Jason Deacon Team : Web Development Tags : Web Development

What platform is right for your next website project?

Jason Deacon Team : Web Development Tags : Web Development

When you get a website made there are many, many decisions to be made. What should the design look like? What is the best way to upsell products to your users? What payment methods should it accept?

Those are all perfectly valid questions however there is one very important question that most people never ask, and you should ask it, because it could mean the difference between a site which continues to adapt to changing requirements over the years and one that remains stagnant, despite effort poured into it.

 

What platform should it use?

Typically agencies will sell black box CMS products which cater to the masses which are geared toward the generic eCommerce or marketing websites which all have the same basic requirements. Which would be fine, if all sites were generic eCommerce or marketing websites with all the same basic requirements, which clearly they are not.

Instead, the requirements of the website need to be taken into account when deciding upon a platform at the start of the project rather than trying to shoehorn everything into a common platform.

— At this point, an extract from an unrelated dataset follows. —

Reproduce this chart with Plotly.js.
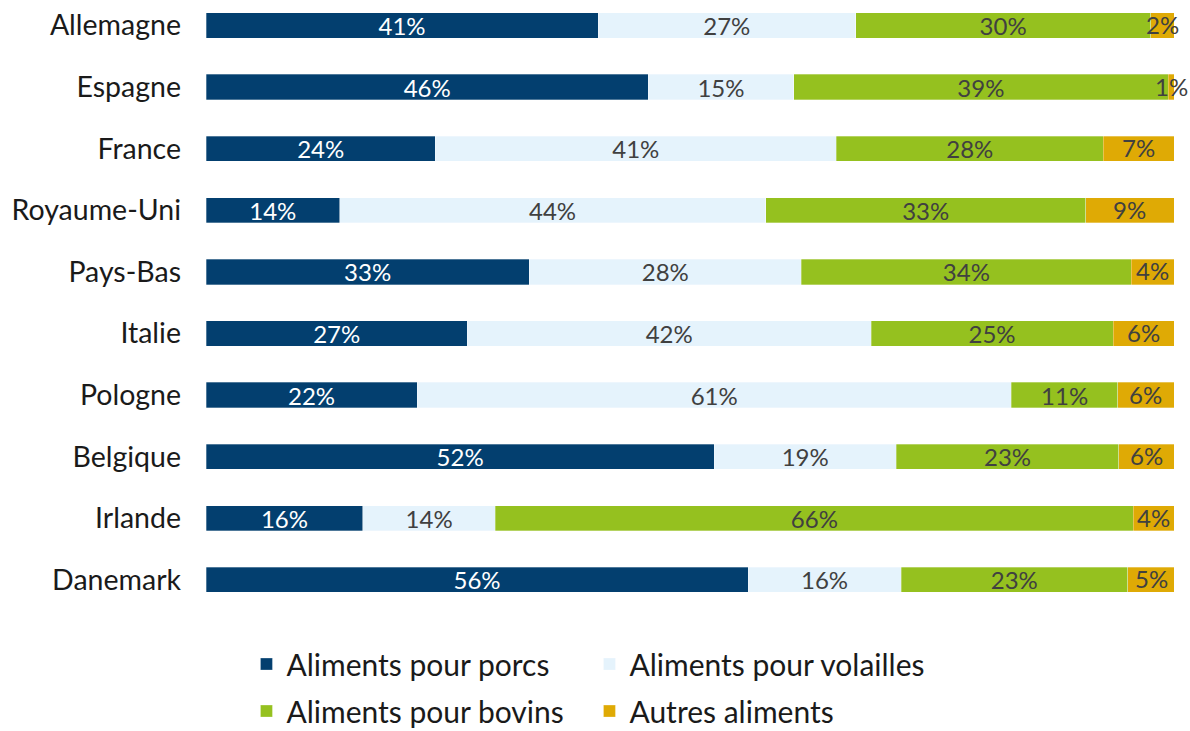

The choice of platform will impact every area of your site:

  • The effort required to add new features post-launch
  • The number of concurrent users the site can support before user experience degrades to the point where it's unusable
  • Googles ability to optimally crawl your site for SEO purposes
  • The effort required to update and create new content at high frequency, which drives users back to your site
  • The ability to scale your website across many servers to handle more users

The common theme with all of the above points? They cost the client (you) money on an ongoing basis after the site is launched. By choosing the right platform up-front (and potentially paying a little more for it) you save yourself money in the long term by avoiding costly changes or SEO problems that could otherwise be mitigated by a different choice of platform. As always, proper planning prevails.

At Wiliam we currently decide between two different platforms when starting new sites; Umbraco and bespoke MVC. They both have pros and cons and almost every project could be made to work in both, but by playing to each platforms strengths the desired outcomes (be it flexibility, performance, scalability or others) are achieved with far less effort which translates directly into time and money saved for the client.

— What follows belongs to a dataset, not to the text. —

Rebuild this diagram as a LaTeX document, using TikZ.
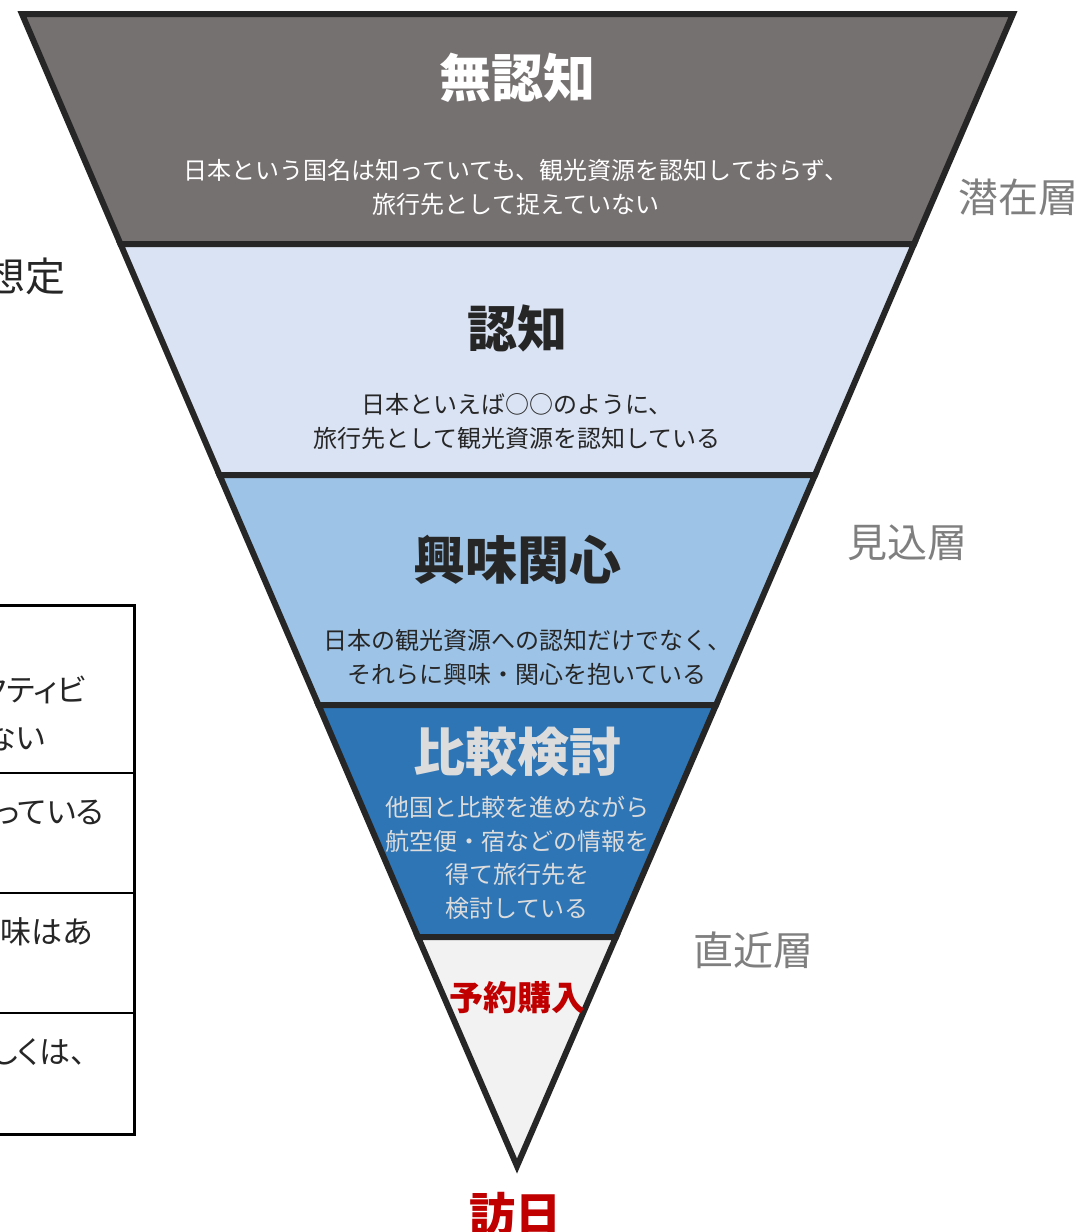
\documentclass[tikz,border=0pt]{standalone}
\usepackage{fontspec}
\newfontfamily\cjk{Noto Sans CJK JP}
\newfontfamily\cjkp{Noto Sans CJK JP}[RawFeature=+palt]
\usetikzlibrary{calc}
\definecolor{bandA}{HTML}{767171}
\definecolor{bandB}{HTML}{DAE3F3}
\definecolor{bandC}{HTML}{9DC3E6}
\definecolor{bandD}{HTML}{2E75B6}
\definecolor{bandE}{HTML}{F2F2F2}
\definecolor{edge}{HTML}{262626}
\definecolor{txtdark}{HTML}{262626}
\definecolor{txtlight}{HTML}{DCDCDC}
\definecolor{layer}{HTML}{7F7F7F}
\definecolor{redtxt}{HTML}{C00000}
\tikzset{
  band/.style={draw=edge, line width=6pt, line join=miter},
  ttl/.style={font=\cjk\bfseries\fontsize{#1}{#1}\selectfont, inner sep=0pt},
  desc/.style={font=\cjk\fontsize{24}{34}\selectfont, align=center, inner sep=0pt},
  layerlbl/.style={font=\cjk\fontsize{40}{40}\selectfont, text=layer, inner sep=0pt},
  tbltxt/.style={font=\cjkp\fontsize{31}{48}\selectfont, text=txtdark, inner sep=0pt, align=right},
  tblline/.style={draw=black, line width=2pt},
}
\begin{document}
\begin{tikzpicture}[x=1pt,y=-1pt]
\useasboundingbox (0,0) rectangle (1083,1232);
\clip (0,0) rectangle (1083,1232);
\fill[white] (0,0) rectangle (1083,1232);
% funnel corners
\coordinate (TL) at (22,14);
\coordinate (TR) at (1013,14);
\coordinate (AP) at (517,1166);
\coordinate (L1) at (120.5,244);
\coordinate (R1) at (914,244);
\coordinate (L2) at (219.5,475);
\coordinate (R2) at (815,475);
\coordinate (L3) at (318.5,705);
\coordinate (R3) at (716,705);
\coordinate (L4) at (418,937);
\coordinate (R4) at (616,937);
% bands
\filldraw[band, fill=bandA] (TL) -- (TR) -- (R1) -- (L1) -- cycle;
\filldraw[band, fill=bandB] (L1) -- (R1) -- (R2) -- (L2) -- cycle;
\filldraw[band, fill=bandC] (L2) -- (R2) -- (R3) -- (L3) -- cycle;
\filldraw[band, fill=bandD] (L3) -- (R3) -- (R4) -- (L4) -- cycle;
\filldraw[band, fill=bandE] (L4) -- (R4) -- (AP) -- cycle;
% band texts
\node[ttl=52, text=white] (t1) at (517,78) {無認知};
\node[desc, text=white] (d1) at (516,187) {日本という国名は知っていても、観光資源を認知しておらず、\\旅行先として捉えていない};
\node[ttl=50, text=txtdark] (t2) at (517,328) {認知};
\node[desc, text=txtdark] (d2) at (517,421) {日本といえば○○のように、\\旅行先として観光資源を認知している};
\node[ttl=52, text=txtdark] (t3) at (517,560) {興味関心};
\node[desc, text=txtdark] (d3) at (527,657) {日本の観光資源への認知だけでなく、\\それらに興味・関心を抱いている};
\node[ttl=52, text=txtlight] (t4) at (517,752) {比較検討};
\node[desc, text=txtlight, font=\cjk\fontsize{24}{33.5}\selectfont] (d4) at (517,858) {他国と比較を進めながら\\航空便・宿などの情報を\\得て旅行先を\\検討している};
\node[ttl=34, text=redtxt] (t5) at (517,998) {予約購入};
\node[ttl=46, text=redtxt] (t6) at (515,1214) {訪日};
% layer labels
\node[layerlbl] (s1) at (1018,197) {潜在層};
\node[layerlbl] (s2) at (907,543) {見込層};
\node[layerlbl] (s3) at (753,950) {直近層};
% left partial elements
\node[font=\cjk\fontsize{40}{40}\selectfont, text=txtdark, inner sep=0pt, anchor=east] (lh) at (66,276) {想定};
\draw[draw=black, line width=3pt] (-10,605) rectangle (134,1134);
\coordinate (r1a) at (-10,773); \coordinate (r1b) at (134,773);
\coordinate (r2a) at (-10,893); \coordinate (r2b) at (134,893);
\coordinate (r3a) at (-10,1013); \coordinate (r3b) at (134,1013);
\draw[tblline] (r1a) -- (r1b);
\draw[tblline] (r2a) -- (r2b);
\draw[tblline] (r3a) -- (r3b);
\node[tbltxt, anchor=east] (c1a) at (86,690) {クティビ};
\node[tbltxt, anchor=east] (c1b) at (45,738) {ない};
\node[tbltxt, anchor=east] (c2) at (104,812) {っている};
\node[tbltxt, anchor=east] (c3) at (93,932) {味はあ};
\node[tbltxt, anchor=east] (c4) at (86,1052) {しくは、};
\end{tikzpicture}
\end{document}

Umbraco's primary strength is serving/managing content pages and forming relationships between different types of content. If you have many pages of pure content which you need to serve (a blog, a news site etc) then you can do this very quickly and easily since Umbraco provides the support to create and edit pages right out of the box. There are a number of weaknesses with an Umbraco based solution which mainly relate to the performance, deployment and stability of the end result. That's not to say that Umbraco can't be performant or stable, but it just takes more effort and care.

This is partly due to the nature of Umbraco; it's an open-source community driven CMS platform which needs to be flexible to accomodate a wide range of usage scenarios and this inherently introduces code bloat and layers of architecture which typical projects simply don't need. I'm also not saying that open-source products are bad, it's just that due to the large skill set disparity of the contributors the code (and therefore behaviour) doesn't follow consistent standards or practices which can lead to issues if the developer working on the project does not know what to look out for.

On the other side of the coin is a bespoke MVC solution. MVC relates to the Microsoft MVC technology which we utilise to build the sites. I'll start with the major weakness of this approach: you don't get anything 'out of the box'. Since MVC is a framework of technology, there are no built-in capabilities, anything you need has to be built from the ground up. With that said, it's the only weakness. Because this approach is from the ground up, everything is built exactly as it's needed to accomodate the specific requirements of the project. Additionally, because there are almost no contraints on what can be done from a technology perspective, almost any requirement can be met over the life of the site, not just at the start during the development process.

So next time you look to get a site made, enquire about the platform and ask questions about not only why your agency thinks it's the right platform for you, but how it will help your site evolve and adapt over time in order to meet any changes in your business or marketing plans.